Abbott has given a number of media interviews following the horrific events in the French capital that have left at least 129 people dead and more than 300 injured.
The ex-PM has reportedly warned that terrorists could be hiding among those fleeing IS as refugees and has emphasised the need for strict border controls.
In his latest media appearance since the tragedy, Abbott called on Australia to boost its efforts in what he called "the war against the death cult ISIL."
"We are playing a very significant part. I certainly think that this latest atrocity, on top of other recent atrocities, does indicate that we do need to do more to tackle this ... at its source in Syria and Iraq," he told Channel 10 on Sunday.

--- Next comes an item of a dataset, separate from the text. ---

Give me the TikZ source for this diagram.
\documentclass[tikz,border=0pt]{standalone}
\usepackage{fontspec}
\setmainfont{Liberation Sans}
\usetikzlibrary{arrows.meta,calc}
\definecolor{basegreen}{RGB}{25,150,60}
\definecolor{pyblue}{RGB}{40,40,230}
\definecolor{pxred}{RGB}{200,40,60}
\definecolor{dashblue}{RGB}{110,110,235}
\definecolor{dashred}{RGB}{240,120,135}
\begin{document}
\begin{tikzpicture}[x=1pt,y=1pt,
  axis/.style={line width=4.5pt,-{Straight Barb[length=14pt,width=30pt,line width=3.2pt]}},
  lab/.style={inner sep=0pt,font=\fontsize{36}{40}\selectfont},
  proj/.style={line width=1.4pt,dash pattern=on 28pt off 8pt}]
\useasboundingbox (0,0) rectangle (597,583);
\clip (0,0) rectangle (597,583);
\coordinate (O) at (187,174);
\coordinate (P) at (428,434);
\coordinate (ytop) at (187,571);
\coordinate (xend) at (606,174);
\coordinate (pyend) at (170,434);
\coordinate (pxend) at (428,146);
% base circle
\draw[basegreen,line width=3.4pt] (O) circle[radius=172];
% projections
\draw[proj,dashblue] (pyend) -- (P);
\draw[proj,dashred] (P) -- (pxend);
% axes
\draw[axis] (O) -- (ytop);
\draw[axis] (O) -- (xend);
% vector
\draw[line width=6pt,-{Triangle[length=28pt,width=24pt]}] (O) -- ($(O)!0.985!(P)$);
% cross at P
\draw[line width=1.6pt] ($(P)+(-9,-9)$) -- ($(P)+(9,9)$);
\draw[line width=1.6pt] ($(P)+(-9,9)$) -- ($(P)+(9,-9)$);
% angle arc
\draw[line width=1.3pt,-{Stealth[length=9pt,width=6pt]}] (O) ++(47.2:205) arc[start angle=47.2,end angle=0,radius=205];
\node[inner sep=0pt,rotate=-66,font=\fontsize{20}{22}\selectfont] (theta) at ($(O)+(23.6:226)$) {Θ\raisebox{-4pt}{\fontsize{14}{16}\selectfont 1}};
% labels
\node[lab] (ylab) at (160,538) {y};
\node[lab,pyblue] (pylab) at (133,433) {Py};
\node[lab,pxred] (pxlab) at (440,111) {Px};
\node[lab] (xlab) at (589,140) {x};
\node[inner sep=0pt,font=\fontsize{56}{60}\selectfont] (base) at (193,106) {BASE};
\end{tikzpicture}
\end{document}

He would not be drawn on whether he wanted to see Australian ground troops deployed to the region.
"Well, this is not something that I think I should be giving public advice to prime ministers and presidents on," Abbott said.

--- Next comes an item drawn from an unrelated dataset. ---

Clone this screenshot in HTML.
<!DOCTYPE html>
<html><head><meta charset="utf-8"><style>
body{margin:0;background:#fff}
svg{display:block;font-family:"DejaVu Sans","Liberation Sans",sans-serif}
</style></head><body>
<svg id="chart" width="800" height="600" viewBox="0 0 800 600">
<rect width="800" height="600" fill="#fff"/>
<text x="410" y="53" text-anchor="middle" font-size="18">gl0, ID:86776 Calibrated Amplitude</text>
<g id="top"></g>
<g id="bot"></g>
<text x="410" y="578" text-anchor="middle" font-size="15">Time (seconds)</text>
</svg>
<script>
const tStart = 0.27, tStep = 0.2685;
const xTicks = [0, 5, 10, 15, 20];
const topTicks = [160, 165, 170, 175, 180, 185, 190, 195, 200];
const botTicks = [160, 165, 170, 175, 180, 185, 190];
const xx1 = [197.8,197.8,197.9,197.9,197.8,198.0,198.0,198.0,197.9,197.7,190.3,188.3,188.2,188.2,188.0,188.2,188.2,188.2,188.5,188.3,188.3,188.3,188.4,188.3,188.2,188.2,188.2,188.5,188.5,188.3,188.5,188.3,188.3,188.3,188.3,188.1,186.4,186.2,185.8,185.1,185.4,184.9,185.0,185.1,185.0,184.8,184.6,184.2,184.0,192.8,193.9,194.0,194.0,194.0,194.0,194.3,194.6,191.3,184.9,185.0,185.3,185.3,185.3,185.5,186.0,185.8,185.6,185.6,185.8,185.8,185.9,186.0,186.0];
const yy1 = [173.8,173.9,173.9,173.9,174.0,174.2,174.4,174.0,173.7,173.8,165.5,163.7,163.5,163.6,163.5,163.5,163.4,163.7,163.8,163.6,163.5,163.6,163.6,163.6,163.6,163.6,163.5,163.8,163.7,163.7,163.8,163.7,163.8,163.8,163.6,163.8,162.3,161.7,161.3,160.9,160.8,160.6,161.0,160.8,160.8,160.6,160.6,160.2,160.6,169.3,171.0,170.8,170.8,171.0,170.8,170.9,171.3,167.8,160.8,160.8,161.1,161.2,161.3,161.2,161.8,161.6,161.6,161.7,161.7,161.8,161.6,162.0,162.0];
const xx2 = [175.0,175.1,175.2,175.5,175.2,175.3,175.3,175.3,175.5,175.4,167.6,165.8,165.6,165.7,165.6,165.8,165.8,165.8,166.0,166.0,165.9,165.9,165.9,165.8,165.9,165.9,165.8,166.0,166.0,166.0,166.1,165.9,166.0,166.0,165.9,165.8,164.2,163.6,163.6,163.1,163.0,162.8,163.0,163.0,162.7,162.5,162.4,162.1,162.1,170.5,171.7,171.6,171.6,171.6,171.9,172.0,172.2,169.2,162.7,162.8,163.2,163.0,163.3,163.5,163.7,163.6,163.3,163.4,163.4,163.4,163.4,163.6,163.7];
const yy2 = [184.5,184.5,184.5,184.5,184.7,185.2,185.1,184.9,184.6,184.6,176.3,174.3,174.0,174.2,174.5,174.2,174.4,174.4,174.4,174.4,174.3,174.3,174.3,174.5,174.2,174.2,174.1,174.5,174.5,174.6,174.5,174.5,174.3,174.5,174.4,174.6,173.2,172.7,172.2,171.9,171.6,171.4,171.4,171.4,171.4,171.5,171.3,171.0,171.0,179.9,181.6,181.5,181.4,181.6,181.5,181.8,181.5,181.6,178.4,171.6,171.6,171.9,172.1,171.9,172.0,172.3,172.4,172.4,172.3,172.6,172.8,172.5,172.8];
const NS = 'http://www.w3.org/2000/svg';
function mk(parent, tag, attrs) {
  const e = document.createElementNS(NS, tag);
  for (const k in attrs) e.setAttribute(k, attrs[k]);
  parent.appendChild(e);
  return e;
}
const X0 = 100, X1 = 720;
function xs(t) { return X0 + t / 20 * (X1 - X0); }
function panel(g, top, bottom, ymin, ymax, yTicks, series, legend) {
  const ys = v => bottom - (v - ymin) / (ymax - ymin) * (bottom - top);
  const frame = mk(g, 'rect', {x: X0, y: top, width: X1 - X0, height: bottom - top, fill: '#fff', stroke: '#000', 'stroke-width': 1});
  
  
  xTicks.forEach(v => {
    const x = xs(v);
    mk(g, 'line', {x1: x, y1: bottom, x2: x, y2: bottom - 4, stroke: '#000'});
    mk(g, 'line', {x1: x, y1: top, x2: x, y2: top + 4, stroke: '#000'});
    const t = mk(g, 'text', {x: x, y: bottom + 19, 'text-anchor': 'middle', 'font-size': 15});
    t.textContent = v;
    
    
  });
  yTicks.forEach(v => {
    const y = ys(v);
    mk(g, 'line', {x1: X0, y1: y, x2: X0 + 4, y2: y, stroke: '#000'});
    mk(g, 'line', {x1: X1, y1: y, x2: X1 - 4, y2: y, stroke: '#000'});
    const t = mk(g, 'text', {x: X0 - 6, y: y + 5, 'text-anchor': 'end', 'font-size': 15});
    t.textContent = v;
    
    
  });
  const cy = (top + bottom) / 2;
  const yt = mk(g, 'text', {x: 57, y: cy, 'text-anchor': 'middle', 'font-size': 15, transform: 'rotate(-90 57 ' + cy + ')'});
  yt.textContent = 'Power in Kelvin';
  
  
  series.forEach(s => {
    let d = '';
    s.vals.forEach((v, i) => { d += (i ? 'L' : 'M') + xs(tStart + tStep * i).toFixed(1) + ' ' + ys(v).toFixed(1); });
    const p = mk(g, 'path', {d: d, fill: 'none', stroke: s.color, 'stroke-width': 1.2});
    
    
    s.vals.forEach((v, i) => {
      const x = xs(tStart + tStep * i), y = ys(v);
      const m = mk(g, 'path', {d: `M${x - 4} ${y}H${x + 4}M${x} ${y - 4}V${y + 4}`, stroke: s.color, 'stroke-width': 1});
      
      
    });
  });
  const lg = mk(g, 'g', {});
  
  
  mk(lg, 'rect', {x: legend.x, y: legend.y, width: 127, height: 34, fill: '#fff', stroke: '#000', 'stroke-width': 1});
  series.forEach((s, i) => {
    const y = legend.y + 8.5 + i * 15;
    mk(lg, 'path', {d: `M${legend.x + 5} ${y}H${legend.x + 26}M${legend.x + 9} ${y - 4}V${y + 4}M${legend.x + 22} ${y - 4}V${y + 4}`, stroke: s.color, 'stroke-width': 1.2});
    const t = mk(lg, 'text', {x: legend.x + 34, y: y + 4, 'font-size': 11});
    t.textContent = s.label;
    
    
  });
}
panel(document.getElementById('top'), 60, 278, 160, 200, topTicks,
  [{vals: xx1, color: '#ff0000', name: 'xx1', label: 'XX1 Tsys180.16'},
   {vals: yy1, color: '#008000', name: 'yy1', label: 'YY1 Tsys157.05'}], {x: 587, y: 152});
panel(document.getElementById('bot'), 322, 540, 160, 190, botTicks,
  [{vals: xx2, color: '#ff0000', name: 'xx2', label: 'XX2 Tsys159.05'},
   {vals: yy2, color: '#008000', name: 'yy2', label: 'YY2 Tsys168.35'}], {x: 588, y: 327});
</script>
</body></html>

"The point I make is that this ISIL caliphate - it can't be contained. It has to be defeated and it's not going to go away just by wishing it to go away."
Abbott says we need to face up to the fact that Islamist terrorism is a deadly threat to everyone that doesn't share its view.— Joe O'Brien (@joeobrien24) November 14, 2015
The comments come after Prime Minister Malcolm Turnbull, who rolled Abbott for the prime ministership in September, said earlier today there could be role for Australian troops as part of any potential peacekeeping mission in Syria.
"Well, there could be," Turnbull said.
"The critical thing is achieving some degree of common purpose between the various parties in Syria. It's a very, very complex part of the world.
"The most effective boots on the ground are going to be Syrian boots on the ground."
Abbott's latest public comments follow a high-profile UK lecture he delivered in October in which he urged European lawmakers to secure their borders.